Allow transparent page level compression in the IO layer. The InnoDB row level 
compression a.k.a InnoDB compressed tables is not fast enough and secondly the 
implementation is more complicated than it should be. The transparent page level 
compression complements the old scheme it doesn't aim to replace it.

This new scheme relies on sparse file and "hole punching" support. There are two
parts to this though, the OS kernel support and the File System support.

For the Linux kernel, it has been available since 2.6.38. XFS has had this
support since 2.6.38, EXT4 support was added in 3.0 (backported to RHEL 6's
2.6.32 based kernel in RHEL 6.4), Btrfs has support for this as of Linux 3.7. 
{Add other FS info here}.  

Solaris 10 and 11 kernels both have sparse file and "hole punching"
support with ZFS. FreeBSD 9+ also seems to have support for it with ZFS (?). 

OSX (HFS+) seems to lack support for sparse files generally.

On all UNIX/POSIX based systems, you can use fpathconf(_PC_MIN_HOLE_SIZE) or
pathconf(_PC_MIN_HOLE_SIZE) to determine if a filesystem supports SEEK_HOLE,
which seems to be a good way to check for "hole punching" support specifically.
Since "hole punching" support *also* requires sparse file support, this is the
best single call to see if we have support for everything needed to implement
this scheme.

Windows (all currently supported versions) supports sparse files and "hole
punching" with NTFS. We would only need to check that NTFS is being used, but
support can also be checked using the FILE_SUPPORTS_SPARSE_FILES bit flag in the
lpFileSystemFlags parameter returned from the GetVolumeInformation function.
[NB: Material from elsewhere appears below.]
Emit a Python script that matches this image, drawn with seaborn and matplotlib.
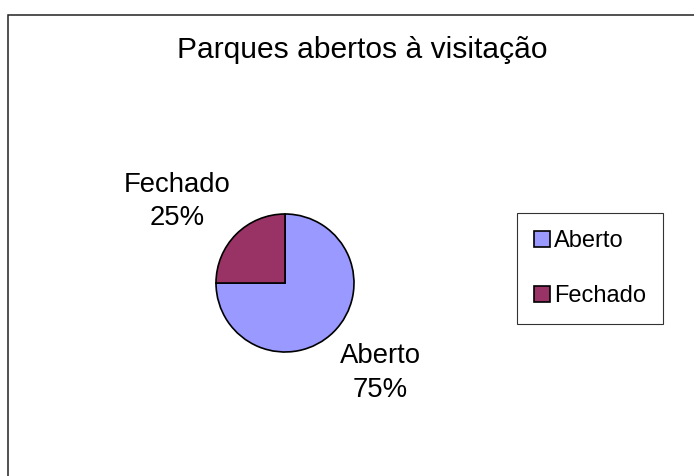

The scheme works like this:

 Write page -> compress -> write compressed data to disk -> release empty
block(s) from end of the page

If the compression fails (for whatever reason) then write the page out as is.

 Read page -> decompress


If the page read in is not a compressed page then return page to the upper layer
as is.

The advantage of this scheme is that it is very simple and elegant and one can
use the best compression algorithm  available for the required data set. It can
be used with the current row compression of InnoDB as is i.e., they can coexist
in the same server. It can be used with any table type, UNDO and the system 
tablespace if required. The compression of a table can be changed on the fly. No
rebuild required, old pages can be read in using the old compression format (or
none) and written using the new algorithm. A table's pages can be in a
compressed format in any arbitrary mix of compression algorithms (in theory).
The algorithm selection can be controlled at a page level in other words.
Observability
=============
Use Information Schema to display the displayed total size and actual allocated 
size. The compression is currently per tablespace therefore the information will 
be displayed in the INNODB_SYS_TABLESPACES view.

mysql> select * from information_schema.INNODB_SYS_TABLESPACES;
+-------+----------------------------+------+-------------+----------------------
+-----------+---------------+------------+----------------+
| SPACE | NAME                       | FLAG | FILE_FORMAT | ROW_FORMAT           | 
PAGE_SIZE | ZIP_PAGE_SIZE | FILE_SIZE  | ALLOCATED_SIZE |
+-------+----------------------------+------+-------------+----------------------
+-----------+---------------+------------+----------------+
|   128 | mysql/innodb_table_stats   |    0 | Antelope    | Compact or Redundant |     
16384 |             0 |      98304 |          16384 |
|   129 | mysql/innodb_index_stats   |    0 | Antelope    | Compact or Redundant |     
16384 |             0 |      98304 |          16384 |
|   130 | mysql/slave_relay_log_info |    0 | Antelope    | Compact or Redundant |     
16384 |             0 |      98304 |          16384 |
|   131 | mysql/slave_master_info    |    0 | Antelope    | Compact or Redundant |     
16384 |             0 |      98304 |          16384 |
|   132 | mysql/slave_worker_info    |    0 | Antelope    | Compact or Redundant |     
16384 |             0 |      98304 |          16384 |
|   135 | sbtest/sbtest1             |    0 | Antelope    | Compact or Redundant |     
16384 |             0 | 2734686208 |     1423495168 |
+-------+----------------------------+------+-------------+----------------------
+-----------+---------------+------------+----------------+
6 rows in set (0.01 sec)